Robust EEG-Based Emotion Recognition using CNN: A High-Accuracy Approach with Differential Entropy Features and Spatial-Frequency Domain Analysis on the SEED Dataset

Abstract

The area of Human Emotion Recognition using EEG signals is rapidly evolving its dimensions at a more excellent pace and with time, it has become an important area of research for affective computing in the field of neuroscience. Neuro-computing has also shown its potential applications in the domain of mental health monitoring, brain-computer interface, and adaptive learning systems. The deep learning models have shown significant progress in producing effective results when implemented in analyzing different EEG signals.

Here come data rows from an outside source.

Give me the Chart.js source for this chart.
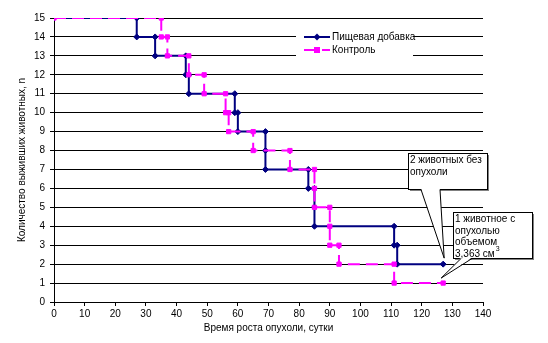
<!DOCTYPE html>
<html>
<head>
<meta charset="utf-8">
<script src="https://cdn.jsdelivr.net/npm/chart.js@4"></script>
<style>
  html, body { margin: 0; padding: 0; background: #fff; }
  #chart { display: block; }
</style>
</head>
<body>
<canvas id="chart" width="548" height="343"></canvas>
<script>
// ---- data ----
const seriesNames = ["Пищевая добавка", "Контроль"];
const foodDays  = [0, 27, 27, 33, 33, 43, 43, 44, 44, 59, 59, 60, 60, 69, 69, 69, 83, 83, 85, 85, 85, 111, 111, 112, 112, 127];
const foodAlive = [15, 15, 14, 14, 13, 13, 12, 12, 11, 11, 10, 10, 9, 9, 8, 7, 7, 6, 6, 5, 4, 4, 3, 3, 2, 2];
const ctrlDays  = [0, 35, 35, 37, 37, 44, 44, 49, 49, 56, 56, 57, 57, 65, 65, 77, 77, 85, 85, 85, 90, 90, 90, 93, 93, 111, 111, 127];
const ctrlAlive = [15, 15, 14, 14, 13, 13, 12, 12, 11, 11, 10, 10, 9, 9, 8, 8, 7, 7, 6, 5, 5, 4, 3, 3, 2, 2, 1, 1];
const xTicks = [0, 10, 20, 30, 40, 50, 60, 70, 80, 90, 100, 110, 120, 130, 140];
const yTicks = [0, 1, 2, 3, 4, 5, 6, 7, 8, 9, 10, 11, 12, 13, 14, 15];
const callouts = [
  { x: 127, y: 2, lines: ["2 животных без", "опухоли"] },
  { x: 127, y: 1, lines: ["1 животное с", "опухолью", "объемом", "3,363 см"], sup: "3" }
];

const NAVY = "#000080";
const PINK = "#FF00FF";
const FONT = "'Liberation Sans', Arial, sans-serif";

const toPoints = (xs, ys) => xs.map((x, i) => ({ x, y: ys[i] }));

// legend drawn inside the plot, Excel style
const legendPlugin = {
  id: "innerLegend",
  afterDatasetsDraw(chart) {
    const c = chart.ctx;
    const bx = 296, by = 29, bw = 117, bh = 27;
    c.save();
    c.fillStyle = "#fff";
    c.fillRect(bx, by, bw, bh);
    c.font = "10px " + FONT;
    c.textBaseline = "middle";
    chart.data.datasets.forEach((ds, i) => {
      const y = 37 + i * 13;
      c.strokeStyle = ds.borderColor;
      c.lineWidth = 2;
      c.setLineDash(ds.borderDash || []);
      c.beginPath();
      c.moveTo(304, y);
      c.lineTo(330, y);
      c.stroke();
      c.setLineDash([]);
      c.fillStyle = ds.borderColor;
      c.beginPath();
      if (ds.pointStyle === "rectRot") {
        c.moveTo(317, y - 3.5); c.lineTo(320.5, y); c.lineTo(317, y + 3.5); c.lineTo(313.5, y);
      } else {
        c.rect(314, y - 3, 6, 6);
      }
      c.closePath();
      c.fill();
      c.fillStyle = "#000";
      c.fillText(ds.label, 332, y);
    });
    c.restore();
  }
};

// callout boxes pointing at the last points
const calloutPlugin = {
  id: "callouts",
  afterDatasetsDraw(chart) {
    const c = chart.ctx;
    const xs = chart.scales.x, ys = chart.scales.y;
    const boxes = [
      { bx: 408, by: 153, bw: 79, bh: 36, w1: 421, w2: 440, dx: 1, dy: -6 },
      { bx: 453, by: 212, bw: 79, bh: 46, w1: 461, w2: 472, dx: -2, dy: -5 }
    ];
    c.save();
    callouts.forEach((co, i) => {
      const b = boxes[i];
      const tx = xs.getPixelForValue(co.x) + b.dx;
      const ty = ys.getPixelForValue(co.y) + b.dy;
      // shadow
      c.fillStyle = "#808080";
      c.fillRect(b.bx + 2, b.by + 2, b.bw, b.bh);
      c.fillStyle = "#fff";
      c.fillRect(b.bx, b.by, b.bw, b.bh);
      c.strokeStyle = "#000";
      c.lineWidth = 1;
      c.strokeRect(b.bx + 0.5, b.by + 0.5, b.bw, b.bh);
      // wedge
      const bot = b.by + b.bh + 0.5;
      c.beginPath();
      c.moveTo(b.w1, bot - 1);
      c.lineTo(tx, ty);
      c.lineTo(b.w2, bot - 1);
      c.closePath();
      c.fill();
      c.beginPath();
      c.moveTo(b.w1, bot);
      c.lineTo(tx, ty);
      c.lineTo(b.w2, bot);
      c.stroke();
      // text
      c.fillStyle = "#000";
      c.textBaseline = "middle";
      co.lines.forEach((t, j) => {
        const ly = b.by + 7 + j * 11.8;
        c.font = "10px " + FONT;
        c.fillText(t, b.bx + 2, ly);
        if (co.sup && j === co.lines.length - 1) {
          const w = c.measureText(t).width;
          c.font = "7px " + FONT;
          c.fillText(co.sup, b.bx + 3 + w, ly - 5);
        }
      });
    });
    c.restore();
  }
};

new Chart(document.getElementById("chart"), {
  type: "scatter",
  data: {
    datasets: [
      {
        label: seriesNames[0],
        data: toPoints(foodDays, foodAlive),
        showLine: true,
        borderColor: NAVY,
        backgroundColor: NAVY,
        borderWidth: 2,
        pointStyle: "rectRot",
        pointRadius: 3,
        pointBorderWidth: 1,
        order: 2
      },
      {
        label: seriesNames[1],
        data: toPoints(ctrlDays, ctrlAlive),
        showLine: true,
        borderColor: PINK,
        backgroundColor: PINK,
        borderWidth: 2,
        borderDash: [12, 6],
        pointStyle: "rect",
        pointRadius: 3,
        pointBorderWidth: 1,
        order: 1
      }
    ]
  },
  options: {
    responsive: false,
    animation: false,
    layout: { padding: { left: 0, top: 18, right: 65, bottom: 0 } },
    plugins: {
      legend: { display: false },
      tooltip: { enabled: false }
    },
    scales: {
      x: {
        type: "linear",
        min: 0,
        max: 140,
        afterBuildTicks: s => { s.ticks = xTicks.map(v => ({ value: v })); },
        afterFit: s => { s.height = 41; },
        grid: { drawOnChartArea: false, drawTicks: true, tickLength: 4, color: "#000" },
        border: { color: "#000", width: 1 },
        ticks: { color: "#000", font: { family: FONT, size: 10 }, padding: 2, maxRotation: 0 },
        title: {
          display: true,
          text: "Время роста опухоли, сутки",
          color: "#000",
          font: { family: FONT, size: 10 },
          padding: { top: 0, bottom: 9 }
        }
      },
      y: {
        min: 0,
        max: 15,
        afterBuildTicks: s => { s.ticks = yTicks.map(v => ({ value: v })); },
        afterFit: s => { s.width = 54; },
        grid: { color: "#000", lineWidth: 1, tickLength: 4 },
        border: { color: "#000", width: 1 },
        ticks: { color: "#000", font: { family: FONT, size: 10 }, padding: 5 },
        title: {
          display: true,
          text: "Количество выживших животных, n",
          color: "#000",
          font: { family: FONT, size: 10 },
          padding: { top: 16, bottom: 0 }
        }
      }
    }
  },
  plugins: [legendPlugin, calloutPlugin]
});
</script>
</body>
</html>
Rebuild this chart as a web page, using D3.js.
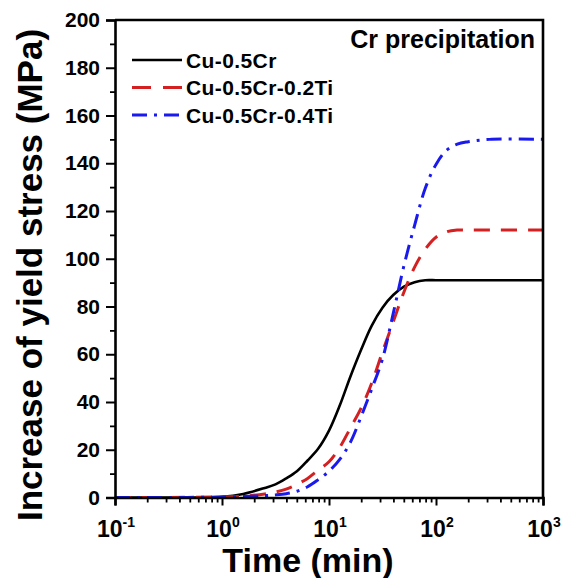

In this study, the efficiency of Convolutional Neural Network (CNN) models for emotion categorization is investigated on an EEG-based SEED dataset. Differential Entropy (DE) characteristics derived from five important EEG rhythms—delta, theta, alpha, beta, and gamma—are used as inputs to CNN classifiers. To enhance the performance, the model uses a two-dimensional (2D) tensor representation of the input, which allows the network to learn and use spatial correlations between different EEG channels. Experimental results show that the proposed CNN-based strategy outperforms previous methods with an average accuracy of 94.09 %. These findings highlight the potential of CNNs in developing robust and scalable solutions for EEG-based emotion recognition, providing a path for more intuitive and adaptive systems in future applications.